# Data segment

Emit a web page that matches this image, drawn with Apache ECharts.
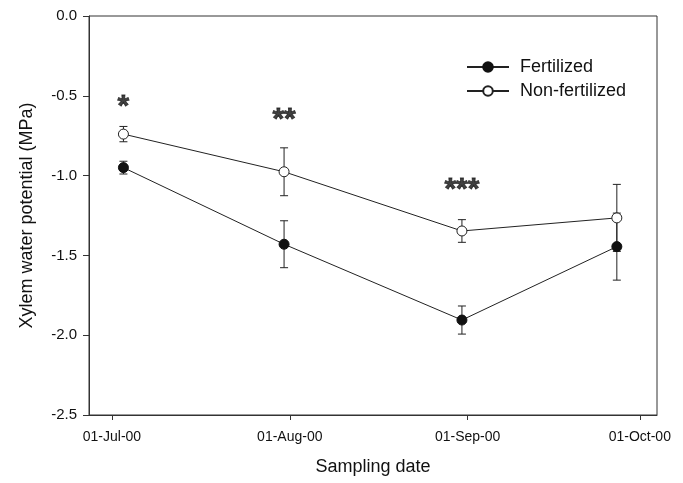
<!DOCTYPE html>
<html>
<head>
<meta charset="utf-8">
<script src="https://cdn.jsdelivr.net/npm/echarts@6/dist/echarts.min.js"></script>
<style>
  html, body { margin: 0; padding: 0; background: #fff; }
  #chart { width: 683px; height: 483px; }
</style>
</head>
<body>
<div id="chart"></div>
<script>
// sampling dates and values (MPa)
var sampleDates = ['2000-07-03', '2000-07-31', '2000-08-31', '2000-09-27'];
var fertMean = [-0.95, -1.43, -1.905, -1.445];
var fertErr = [0.04, 0.147, 0.088, 0.21];
var nonFertMean = [-0.74, -0.976, -1.347, -1.265];
var nonFertErr = [0.048, 0.15, 0.071, 0.21];

// significance marks
var sigDates = ['2000-07-03', '2000-07-31', '2000-08-31'];
var sigLevel = [-0.568, -0.648, -1.088];
var sigText = ['*', '**', '***'];

// axis ticks
var tickDates = ['2000-07-01', '2000-08-01', '2000-09-01', '2000-10-01'];
var tickLabels = ['01-Jul-00', '01-Aug-00', '01-Sep-00', '01-Oct-00'];

var FONT = 'Liberation Sans, Arial, sans-serif';
var INK = '#111';

function t(d) { return Date.parse(d); }
var tickTimes = tickDates.map(t);

function pts(mean) {
  return sampleDates.map(function (d, i) { return [t(d), mean[i]]; });
}
function bars(mean, err) {
  return sampleDates.map(function (d, i) { return [t(d), mean[i] - err[i], mean[i] + err[i]]; });
}

function errorBar(params, api) {
  var x = api.value(0);
  var lo = api.coord([x, api.value(1)]);
  var hi = api.coord([x, api.value(2)]);
  var cap = 4;
  var st = { stroke: '#222', lineWidth: 1 };
  return {
    type: 'group',
    children: [
      { type: 'line', shape: { x1: lo[0], y1: lo[1], x2: hi[0], y2: hi[1] }, style: st },
      { type: 'line', shape: { x1: lo[0] - cap, y1: lo[1], x2: lo[0] + cap, y2: lo[1] }, style: st },
      { type: 'line', shape: { x1: hi[0] - cap, y1: hi[1], x2: hi[0] + cap, y2: hi[1] }, style: st }
    ]
  };
}

var chart = echarts.init(document.getElementById('chart'));

chart.setOption({
  backgroundColor: '#fff',
  animation: false,
  textStyle: { fontFamily: FONT },
  grid: { left: 89, right: 26, top: 16, bottom: 68, show: true, borderColor: '#333', borderWidth: 1 },
  legend: {
    data: ['Fertilized', 'Non-fertilized'],
    orient: 'vertical',
    left: 466,
    top: 58,
    padding: 0,
    itemWidth: 42,
    itemHeight: 12,
    itemGap: 6,
    textStyle: { fontSize: 18, lineHeight: 18, color: INK, fontFamily: FONT, padding: [0, 0, 0, 6] }
  },
  xAxis: {
    type: 'value',
    min: t('2000-06-27'),
    max: t('2000-10-04'),
    name: 'Sampling date',
    nameLocation: 'middle',
    nameGap: 43,
    nameTextStyle: { fontSize: 18, color: INK, fontFamily: FONT },
    axisLine: { onZero: false, lineStyle: { color: '#333' } },
    axisTick: { show: true, inside: false, length: 5, customValues: tickTimes, lineStyle: { color: '#333' } },
    axisLabel: {
      customValues: tickTimes,
      fontSize: 14, color: INK, margin: 15, fontFamily: FONT,
      formatter: function (v) {
        var i = tickTimes.indexOf(v);
        return i >= 0 ? tickLabels[i] : '';
      }
    },
    splitLine: { show: false }
  },
  yAxis: {
    type: 'value',
    min: -2.5,
    max: 0,
    interval: 0.5,
    name: 'Xylem water potential (MPa)',
    nameLocation: 'middle',
    nameGap: 53,
    nameTextStyle: { fontSize: 18, color: INK, fontFamily: FONT },
    axisLine: { show: true, onZero: false, lineStyle: { color: '#333' } },
    axisTick: { show: true, inside: false, length: 6, lineStyle: { color: '#333' } },
    axisLabel: {
      fontSize: 15, color: INK, margin: 12, fontFamily: FONT,
      formatter: function (v) { return v.toFixed(1); }
    },
    splitLine: { show: false }
  },
  series: [
    {
      name: 'errFert',
      type: 'custom',
      renderItem: errorBar,
      data: bars(fertMean, fertErr),
      z: 1
    },
    {
      name: 'errNonFert',
      type: 'custom',
      renderItem: errorBar,
      data: bars(nonFertMean, nonFertErr),
      z: 1
    },
    {
      name: 'Fertilized',
      type: 'line',
      data: pts(fertMean),
      symbol: 'circle',
      symbolSize: 10,
      lineStyle: { color: '#222', width: 1 },
      itemStyle: { color: '#111', borderColor: '#111', borderWidth: 1 },
      z: 3
    },
    {
      name: 'Non-fertilized',
      type: 'line',
      data: pts(nonFertMean),
      symbol: 'circle',
      symbolSize: 10,
      lineStyle: { color: '#222', width: 1 },
      itemStyle: { color: '#fff', borderColor: '#222', borderWidth: 1 },
      z: 4
    },
    {
      name: 'sig',
      type: 'scatter',
      symbolSize: 1,
      itemStyle: { color: 'rgba(0,0,0,0)' },
      data: sigDates.map(function (d, i) { return [t(d), sigLevel[i], sigText[i]]; }),
      label: {
        show: true,
        position: 'inside',
        fontSize: 30,
        fontWeight: 'bold',
        color: INK,
        textBorderColor: INK,
        textBorderWidth: 0.8,
        fontFamily: FONT,
        formatter: function (p) { return p.value[2]; }
      },
      z: 5
    }
  ]
});
</script>
</body>
</html>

# Task description
Everything from the first line of the listing above through the line that contains "var chart = echarts.init(document.getElementById('chart'));" is to be restated word for word, minus the pictures.

# Task answer
Emit a web page that matches this image, drawn with Apache ECharts.
<!DOCTYPE html>
<html>
<head>
<meta charset="utf-8">
<script src="https://cdn.jsdelivr.net/npm/echarts@6/dist/echarts.min.js"></script>
<style>
  html, body { margin: 0; padding: 0; background: #fff; }
  #chart { width: 683px; height: 483px; }
</style>
</head>
<body>
<div id="chart"></div>
<script>
// sampling dates and values (MPa)
var sampleDates = ['2000-07-03', '2000-07-31', '2000-08-31', '2000-09-27'];
var fertMean = [-0.95, -1.43, -1.905, -1.445];
var fertErr = [0.04, 0.147, 0.088, 0.21];
var nonFertMean = [-0.74, -0.976, -1.347, -1.265];
var nonFertErr = [0.048, 0.15, 0.071, 0.21];

// significance marks
var sigDates = ['2000-07-03', '2000-07-31', '2000-08-31'];
var sigLevel = [-0.568, -0.648, -1.088];
var sigText = ['*', '**', '***'];

// axis ticks
var tickDates = ['2000-07-01', '2000-08-01', '2000-09-01', '2000-10-01'];
var tickLabels = ['01-Jul-00', '01-Aug-00', '01-Sep-00', '01-Oct-00'];

var FONT = 'Liberation Sans, Arial, sans-serif';
var INK = '#111';

function t(d) { return Date.parse(d); }
var tickTimes = tickDates.map(t);

function pts(mean) {
  return sampleDates.map(function (d, i) { return [t(d), mean[i]]; });
}
function bars(mean, err) {
  return sampleDates.map(function (d, i) { return [t(d), mean[i] - err[i], mean[i] + err[i]]; });
}

function errorBar(params, api) {
  var x = api.value(0);
  var lo = api.coord([x, api.value(1)]);
  var hi = api.coord([x, api.value(2)]);
  var cap = 4;
  var st = { stroke: '#222', lineWidth: 1 };
  return {
    type: 'group',
    children: [
      { type: 'line', shape: { x1: lo[0], y1: lo[1], x2: hi[0], y2: hi[1] }, style: st },
      { type: 'line', shape: { x1: lo[0] - cap, y1: lo[1], x2: lo[0] + cap, y2: lo[1] }, style: st },
      { type: 'line', shape: { x1: hi[0] - cap, y1: hi[1], x2: hi[0] + cap, y2: hi[1] }, style: st }
    ]
  };
}

var chart = echarts.init(document.getElementById('chart'));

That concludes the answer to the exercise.